Let us learn Japanese traditional alcohol culture and taste Japanese Sake (rice wine).



Fukumusume (Daughters of Happiness)’ during Banquet, 18:30 and 19:30, Thursday, April 7, Taiko-en: “Fukumusume” is daughters of Happiness or fortune girls from Imamiya-ebisu Shrine in Osaka. Imamiya-ebisu is famous for its three-day festival, called Toka Ebisu, held in January 9-11 every year in honor of Ebisu, the patron saint of Osaka’s merchants. Visitors to the festival purchase special bamboo stock, and Fukumusume are believed to bring happiness to the visitors.
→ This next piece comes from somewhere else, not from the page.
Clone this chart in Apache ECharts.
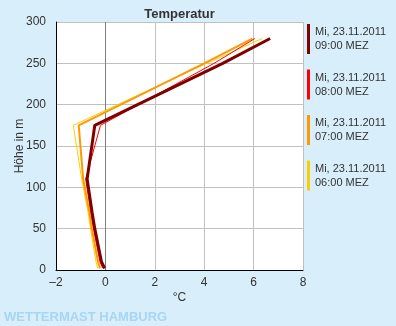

Osaka-jime clapping’ during Banquet, 19:00 and 19:30, Thursday, April 7, Taiko-en: Hand clapping is Japanese traditional culture at the end of celebrations. Generally, what we call, “Ippon-jime (one clapping)” and “Sanbon-jime (three clapping) are popular way of ceremonial clapping. However, Osaka has its own clapping rhythm called “Osaka-jime.” The “Osaka-jime” rhythm clapping, developed as an important habit of Osaka merchants, is a familiar sound, especially at the stock exchange and economic organization meetings.


Kagami-Biraki’ during Banquet, 19:00 and 19:30, Thursday, April 7, Taiko-en: “Kagami-Biraki” is a Japanese traditional ceremony which literally translates to "Opening the Mirror" (from an abstinence) or, also, "Breaking of the Mochi." It refers to the opening of a Kagami mochi, or to the opening of a cask of Sake at a party or ceremony.


Takatsuki-Taiko’ during Banquet, 20:00 and 20:30, Thursday, April 7, Taiko-en: Taiko” is Japanese percussion instrument, called “Wadaiko”, Japanese drums. Kumi-daiko performance, characterized by an ensemble playing on different drums, consists of many components in technical rhythm, form, stick grip, clothing, and the particular instrumentation. Ensembles typically use different types of barrel-shaped nagadō-daiko as well as smaller shime-daiko. Let us enjoy “Taiko” performance by Takatsuki Drum team.